The first temple was begun by Solomon more than twenty-nine hundred years ago, and it took seven years to build it. I have translated some of its dimensions into feet. The cubit, which was then the unit of measurement, was as long as the distance from a man’s elbow to the tip of his middle finger, and varied from eighteen to twenty-one inches. Putting the cubit at twenty inches the ground plan of the Temple was sixty-six feet wide and one hundred and thirty-three feet long, and according to some statements its height was fifty feet, although one of the roofs rose eight feet and the other sixteen above the inside walls. There is another place in the Bible in which it is stated that the height of the porch was one hundred and twenty cubits, which would make it two hundred feet high.
The Temple of Solomon had disappeared long before Christ was born. It was destroyed by Nebuchadnezzar, 596 B.C., and a new building was not erected until the Jews came back from their captivity at Babylon. This was also destroyed many years later and a third and last temple was erected by Herod the Great eighteen years before Christ. In that temple occurred the scenes of Christ’s ministry. It was there that He talked with the priests as a boy of twelve, and from there He drove out the money changers.

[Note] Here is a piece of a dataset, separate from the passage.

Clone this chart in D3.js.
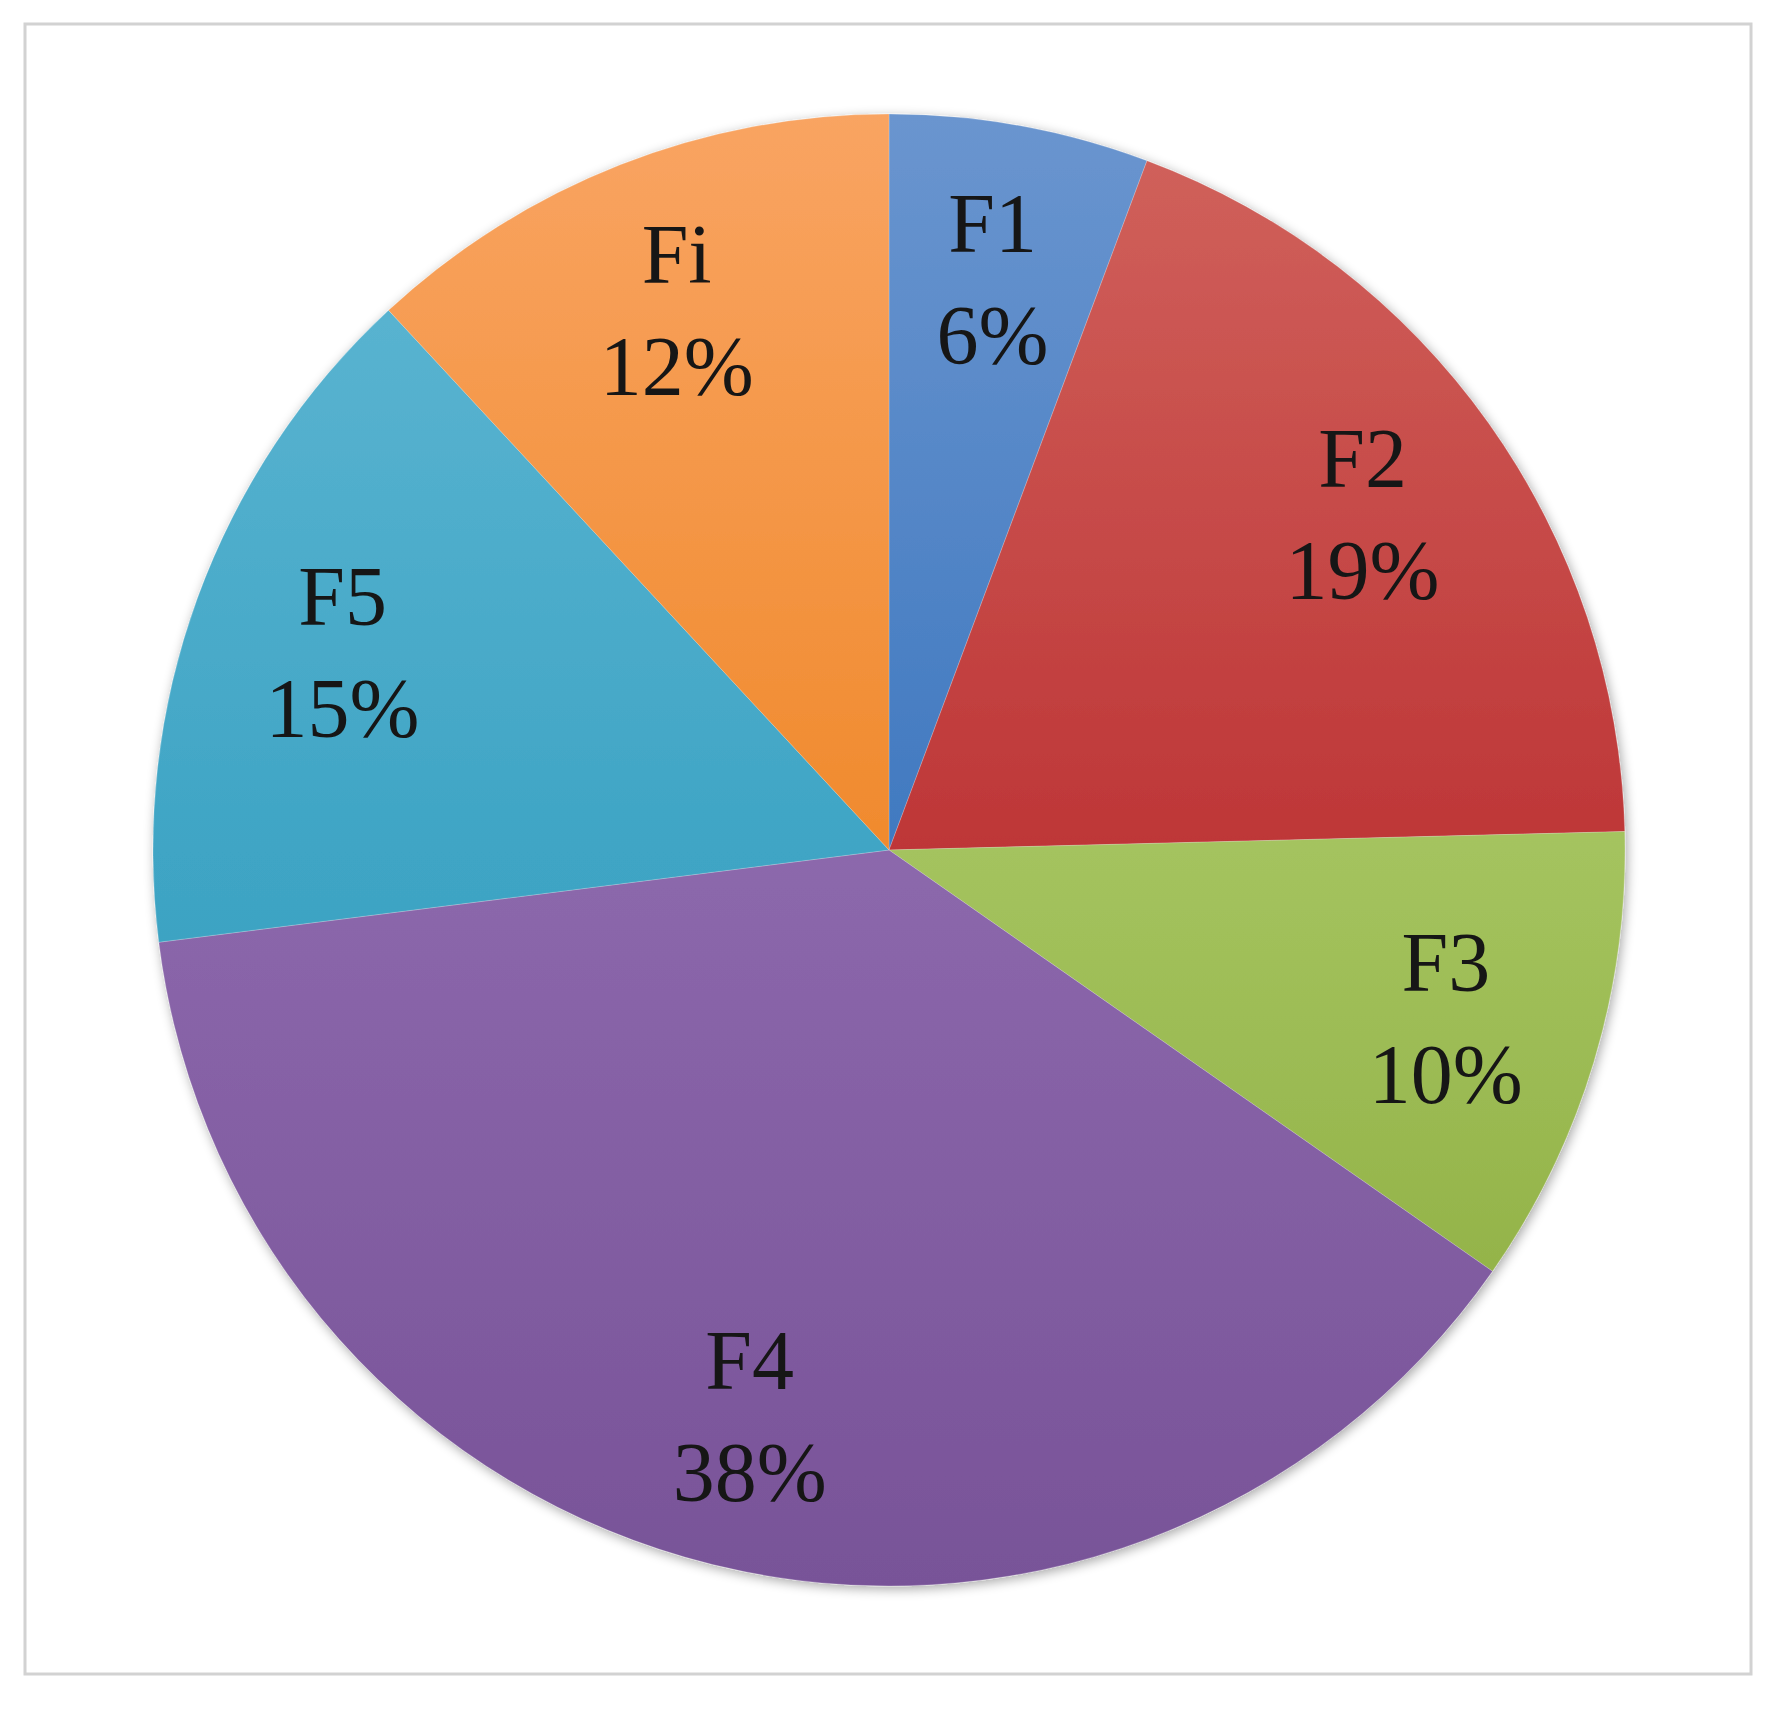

The Temple of Herod is said to have been much finer than Solomon’s. It has been described by Josephus, who probably had a ground plan of the building before him when he wrote. He says that the space it covered was about twice as large as that of the old temple. It was of much the same style as the Temple of Solomon, but its approaches were more imposing, and it doubtless displayed all the architectural beauties of the time, which was one of magnificent buildings.